De son côté, Steve Kivuata, porte-parole de l’opposant Adolphe Muzito, est plutôt d’un avis contraire. «Le vote électronique, soutient-il, est «prohibé» dans notre pays. Même si la machine à voter est bonne, ce n’est pas à ces élections qu’elle devrait être utilisée», clame-t-il, tout en soulignant qu’il craint «la tricherie avec l’usage de la MAV».

«Je suis donc à 100% contre la machine à voter, soutient-il. Sur le plan technique, l’audit des anglais a pu le démontrer. Il a fait remarquer qu’il y a beaucoup de possibilités de tricherie à travers cette machine à voter, entre autres un probable piratage informatique, même à travers la transmission de données et même par rapport à beaucoup de sources qui peuvent être tronquées pendant la fabrication de cet outil».

«Le Congolais ne s’est pas encore approprié la machine à voter»

Steve Kivuata brandit un autre argument technique : «Le fait que l’électeur congolais ne se soit pas encore approprié cette machine et n’aura pas suffisamment de temps pour se l’approprier. Pourtant, le vote doit être simple. Ce n’est pas une interrogation. Nous savons tous que la majorité de Congolais est analphabète et même ceux qui ont étudié n’ont pas, pour la plupart, utilisé l’ordinateur».

«Et leur demander de voter via un ordinateur risque d’être très compliqué pour eux. Même le Congolais le plus intelligent. Un candidat à la présidentielle a pris plus au moins trois minutes pour simuler le vote. En faisant les calculs, nous nous rendons compte que, sur 600 électeurs dans un bureau de vote, seul le tiers peut espérer voter le jour du scrutin», argumente Steve Kivuata.

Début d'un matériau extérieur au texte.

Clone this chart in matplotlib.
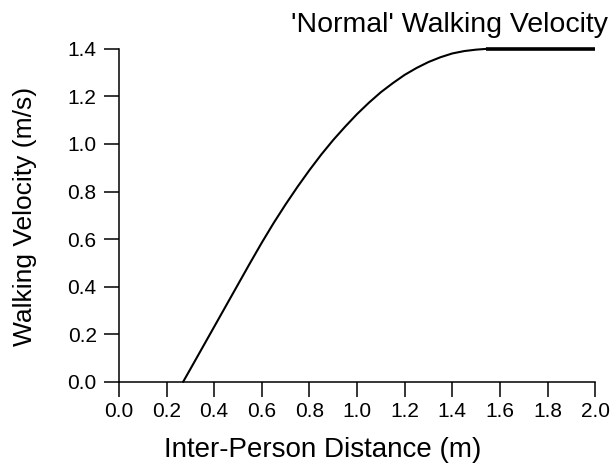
import matplotlib
matplotlib.use("Agg")
import matplotlib.pyplot as plt

plt.rcParams['font.family'] = ['Liberation Sans', 'DejaVu Sans']

# walking velocity curve
distance = [0.27, 0.30, 0.35, 0.40, 0.45, 0.50, 0.55, 0.60, 0.65, 0.70, 0.75,
            0.80, 0.85, 0.90, 0.95, 1.00, 1.05, 1.10, 1.15, 1.20, 1.25, 1.30,
            1.35, 1.40, 1.45, 1.50, 1.54]
velocity = [0.0, 0.053, 0.142, 0.231, 0.320, 0.409, 0.498, 0.585, 0.668, 0.746,
            0.820, 0.890, 0.956, 1.017, 1.073, 1.126, 1.174, 1.218, 1.256, 1.291,
            1.320, 1.345, 1.365, 1.381, 1.391, 1.397, 1.40]

# 'normal' walking velocity plateau
normal_dist = [1.54, 2.0]
normal_vel = [1.4, 1.4]

xticks = [0.0, 0.2, 0.4, 0.6, 0.8, 1.0, 1.2, 1.4, 1.6, 1.8, 2.0]
yticks = [0.0, 0.2, 0.4, 0.6, 0.8, 1.0, 1.2, 1.4]

fig = plt.figure(figsize=(6.13, 4.66), dpi=100)
ax = fig.add_axes([0.194, 0.181, 0.777, 0.714])

ax.plot(distance, velocity, color='black', lw=1.5, clip_on=False)
ax.plot(normal_dist, normal_vel, color='black', lw=2.6, clip_on=False,
        solid_capstyle='butt')

ax.set_xlim(0, 2.0)
ax.set_ylim(0, 1.4)
ax.set_xticks(xticks)
ax.set_yticks(yticks)
ax.set_xticklabels(['%.1f' % t for t in xticks])
ax.set_yticklabels(['%.1f' % t for t in yticks])

for s in ['top', 'right']:
    ax.spines[s].set_visible(False)
for s in ['left', 'bottom']:
    ax.spines[s].set_linewidth(1.1)

ax.tick_params(direction='out', length=11, width=1.1, labelsize=15)
ax.tick_params(axis='x', pad=3.5)
ax.tick_params(axis='y', pad=5)

fig.text(25 / 613, 1 - 216 / 466, 'Walking Velocity (m/s)', fontsize=19,
         rotation=90, ha='center', va='center')
fig.text(323 / 613, 1 - 450 / 466, 'Inter-Person Distance (m)', fontsize=20,
         ha='center', va='center')
fig.text(608 / 613, 1 - 25 / 466, "'Normal' Walking Velocity", fontsize=20.5,
         ha='right', va='center')

fig.savefig('out.png', dpi=100)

«La démocratie ne suppose pas la dictature de l’opposition»

Au regard de la marche du vendredi 26 octobre dernier, l’opposition congolaise se montre radicale sur la machine à voter, dont elle propose le rejet. Son utilisation ne risquerait-elle pas d’embraser le pays après les élections ?

A cette interrogation, Patrick Nkanga est formel : «L’opposition s’est toujours comportée ainsi et ce depuis 2006. La démocratie ne suppose pas la dictature de l’opposition, mais la soumission, par tous, aux principes que nous avons nous-mêmes édictés».

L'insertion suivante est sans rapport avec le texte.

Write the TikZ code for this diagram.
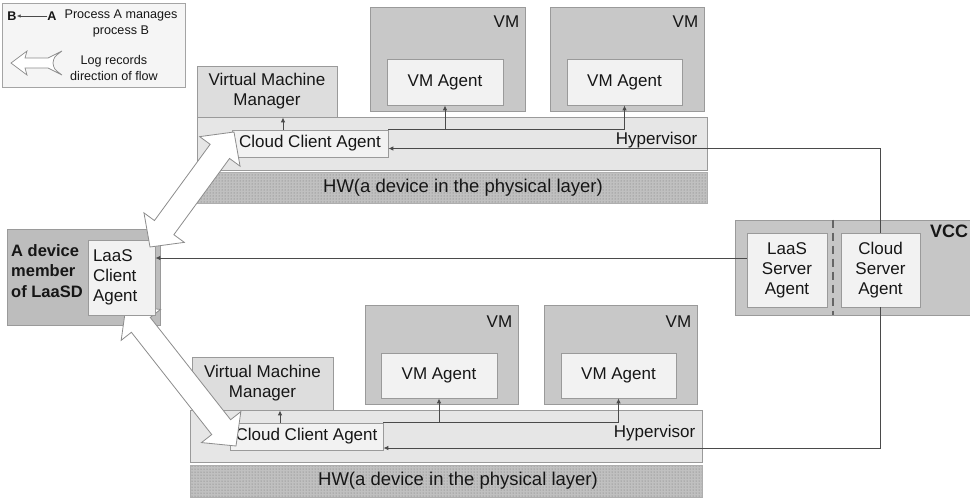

«Il n’y aura pas des conflits post-électoraux, renchérit le porte-étendard du FCC. La population a acquis une certaine maturité. Certains candidats ne remplissant pas des conditions d’éligibilité ont été recalés, soit par la Haute cour, soit par la CENI. Plusieurs prédisaient en effet l’hécatombe. Mais après, il n’y a rien eu. La population sait, à présent, faire la part de choses».

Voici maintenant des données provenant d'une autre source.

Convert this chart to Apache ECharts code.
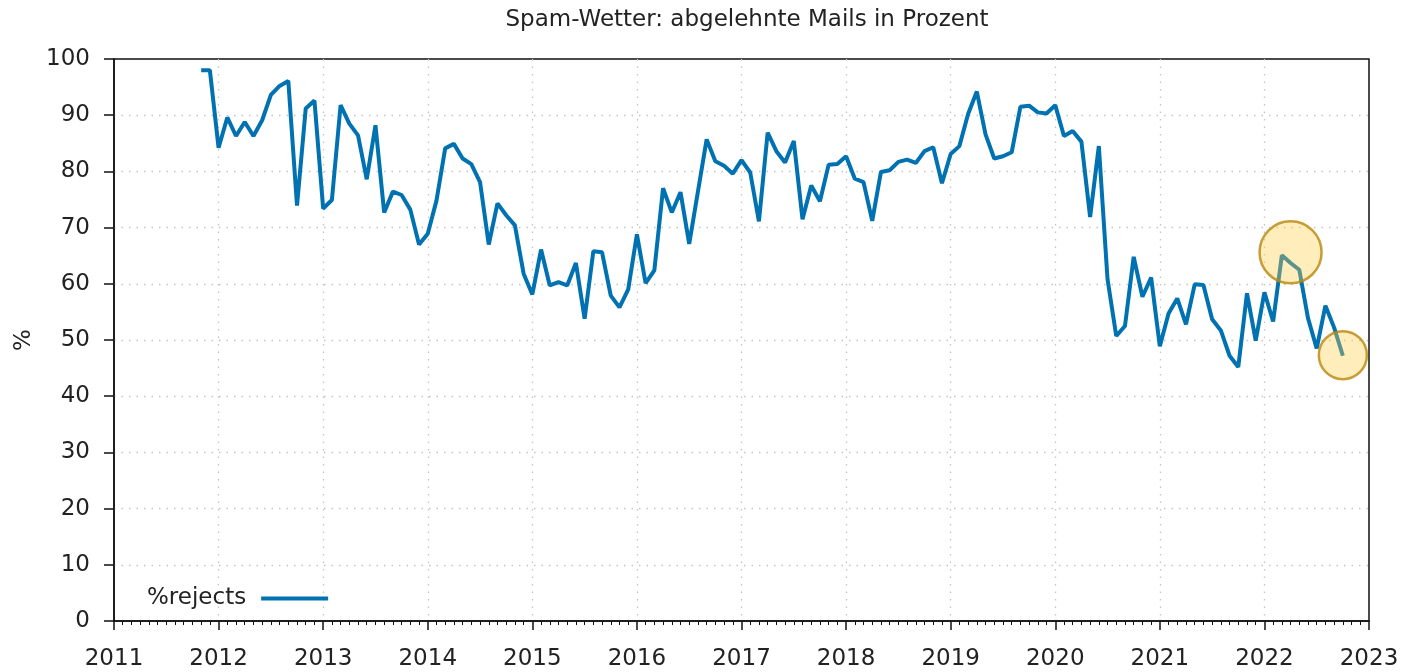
<!DOCTYPE html>
<html>
<head>
<meta charset="utf-8">
<script src="https://cdn.jsdelivr.net/npm/echarts@6/dist/echarts.min.js"></script>
<style>
  html, body { margin: 0; padding: 0; background: #fff; }
  #chart { width: 1404px; height: 672px; }
</style>
</head>
<body>
<div id="chart"></div>
<script>
// ---- data ----
const chartTitle = 'Spam-Wetter: abgelehnte Mails in Prozent';
const seriesName = '%rejects';
const yAxisName = '%';
const firstYear = 2011;
const firstMonth = 11; // November 2011
// monthly rejection percentages, Nov 2011 .. Oct 2022
const rejects = [
  98.0, 98.0,
  84.2, 89.6, 86.3, 88.8, 86.3, 89.1, 93.6, 95.2, 96.1, 73.9, 91.2, 92.6,
  73.4, 74.9, 91.8, 88.5, 86.4, 78.6, 88.2, 72.7, 76.4, 75.8, 73.2, 67.0,
  68.9, 74.8, 84.1, 84.9, 82.3, 81.3, 78.1, 67.0, 74.3, 72.2, 70.4, 61.8,
  58.1, 66.1, 59.7, 60.3, 59.7, 63.7, 53.8, 65.8, 65.6, 57.9, 55.8, 59.0,
  68.8, 60.1, 62.4, 77.0, 72.7, 76.3, 67.1, 76.4, 85.7, 81.8, 81.0, 79.6,
  82.0, 79.8, 71.1, 86.9, 83.6, 81.6, 85.4, 71.5, 77.5, 74.7, 81.2, 81.3,
  82.7, 78.7, 78.1, 71.2, 79.9, 80.2, 81.7, 82.1, 81.5, 83.6, 84.3, 77.9,
  83.1, 84.5, 90.2, 94.2, 86.6, 82.3, 82.7, 83.4, 91.5, 91.7, 90.5, 90.3,
  91.8, 86.3, 87.2, 85.3, 71.9, 84.5, 60.8, 50.7, 52.5, 64.8, 57.7, 61.1,
  48.9, 54.7, 57.4, 52.8, 59.9, 59.8, 53.7, 51.7, 47.2, 45.2, 58.3, 49.9,
  58.5, 53.3, 65.1, 63.7, 62.5, 53.9, 48.5, 56.1, 52.2, 47.2
];
// highlighted spots (year, month, value)
const highlightYears  = [2022, 2022];
const highlightMonths = [4, 10];
const highlightValues = [65.6, 47.3];
const yearTicks = [2011, 2012, 2013, 2014, 2015, 2016, 2017, 2018, 2019, 2020, 2021, 2022, 2023];

// ---- build ----
const FONT = 'DejaVu Sans';
const FS = 23;
const lineData = rejects.map((v, i) => {
  const idx = (firstMonth - 1) + i;
  const y = firstYear + Math.floor(idx / 12);
  const m = idx % 12;
  return [y + m / 12, v];
});
const highlightSizes = [62, 48];
const highlightData = highlightValues.map((v, i) => ({
  value: [highlightYears[i] + (highlightMonths[i] - 1) / 12, v],
  symbolSize: highlightSizes[i]
}));

const gridLine = { show: true, showMinLine: false, showMaxLine: false,
  lineStyle: { color: '#c4c4c4', width: 1.3, type: [1.5, 6] } };

const chart = echarts.init(document.getElementById('chart'), null, { renderer: 'canvas' });
chart.setOption({
  animation: false,
  backgroundColor: '#fff',
  title: {
    text: chartTitle,
    left: 742, top: 4, textAlign: 'center',
    textStyle: { fontFamily: FONT, fontSize: FS, fontWeight: 'normal', color: '#222' }
  },
  legend: {
    data: [seriesName],
    left: 147, top: 587, padding: 0,
    align: 'right',
    icon: 'rect',
    itemWidth: 67, itemHeight: 3.8,
    textStyle: { fontFamily: FONT, fontSize: FS, color: '#222', padding: [0, 10, 0, 0] }
  },
  grid: {
    left: 114, right: 35, top: 59, bottom: 51,
    show: true, borderColor: '#111', borderWidth: 1.5
  },
  xAxis: {
    type: 'value', min: yearTicks[0], max: yearTicks[yearTicks.length - 1], interval: 1,
    axisLine: { show: true, onZero: false, lineStyle: { color: '#111', width: 1.5 } },
    axisTick: { show: true, length: 9, lineStyle: { color: '#111', width: 1.5 } },
    minorTick: { show: true, splitNumber: 12, length: 4, lineStyle: { color: '#111', width: 1 } },
    axisLabel: { margin: 27, fontFamily: FONT, fontSize: FS, color: '#222', formatter: v => String(v) },
    splitLine: gridLine
  },
  yAxis: {
    type: 'value', min: 0, max: 100, interval: 10,
    name: yAxisName, nameLocation: 'middle', nameGap: 77, nameRotate: 90,
    nameTextStyle: { fontFamily: FONT, fontSize: FS, color: '#222' },
    axisLine: { show: true, lineStyle: { color: '#111', width: 1.5 } },
    axisTick: { show: true, length: 10, lineStyle: { color: '#111', width: 1.5 } },
    axisLabel: { margin: 24, fontFamily: FONT, fontSize: FS, color: '#222' },
    splitLine: gridLine
  },
  series: [
    {
      name: seriesName, type: 'line', data: lineData,
      showSymbol: false, color: '#0072B2',
      lineStyle: { color: '#0072B2', width: 4 },
      z: 2
    },
    {
      name: 'highlight', type: 'scatter', data: highlightData,
      symbol: 'circle',
      itemStyle: { color: 'rgba(255, 208, 70, 0.45)', borderColor: '#B8860B', borderWidth: 2.5 },
      z: 5, silent: true
    }
  ]
});
</script>
</body>
</html>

«La machine à voter n’a pas obtenu le consensus de toute la classe politique»

Politiquement, qu’est-ce qui motive la position de l’opposition ? Steve Kivuata réagit aussitôt : «Les raisons politiques. Nous savons que, sur le plan légal, le vote électronique est prohibé pour les élections qui doivent se tenir ce 23 décembre. En plus, dans l’accord de la Saint Sylvestre, il était dit que toutes les décisions qui devaient être prises pendant ce processus après qu’on n’ait pas organisé les élections en 2016, devaient l’être par consensus. Or, il se fait que la machine à voter n’a pas obtenu le consensus de toute la classe politique».

Finalement quel crédit accorder aux résultats issus de ces scrutins? «Nous devons nous revêtir d’un état d’esprit démocratique et républicain en ce que nous croyons. Notamment à nos institutions, et en l’occurrence la CENI. Il n’y a rien de parfait sur cette terre», réplique Patrick Nkanga.

Pour sa part, Steve Kivuata est convaincu qu’«un bon pourcentage de Congolais risque d’être exclu du processus électoral à cause de la machine à voter. Toutes ces questions réunies nous montrent donc à suffisance que la machine à voter, même si elle peut être bonne, ce n’est pas au cours des élections du 23 décembre qu’elle devrait être utilisée».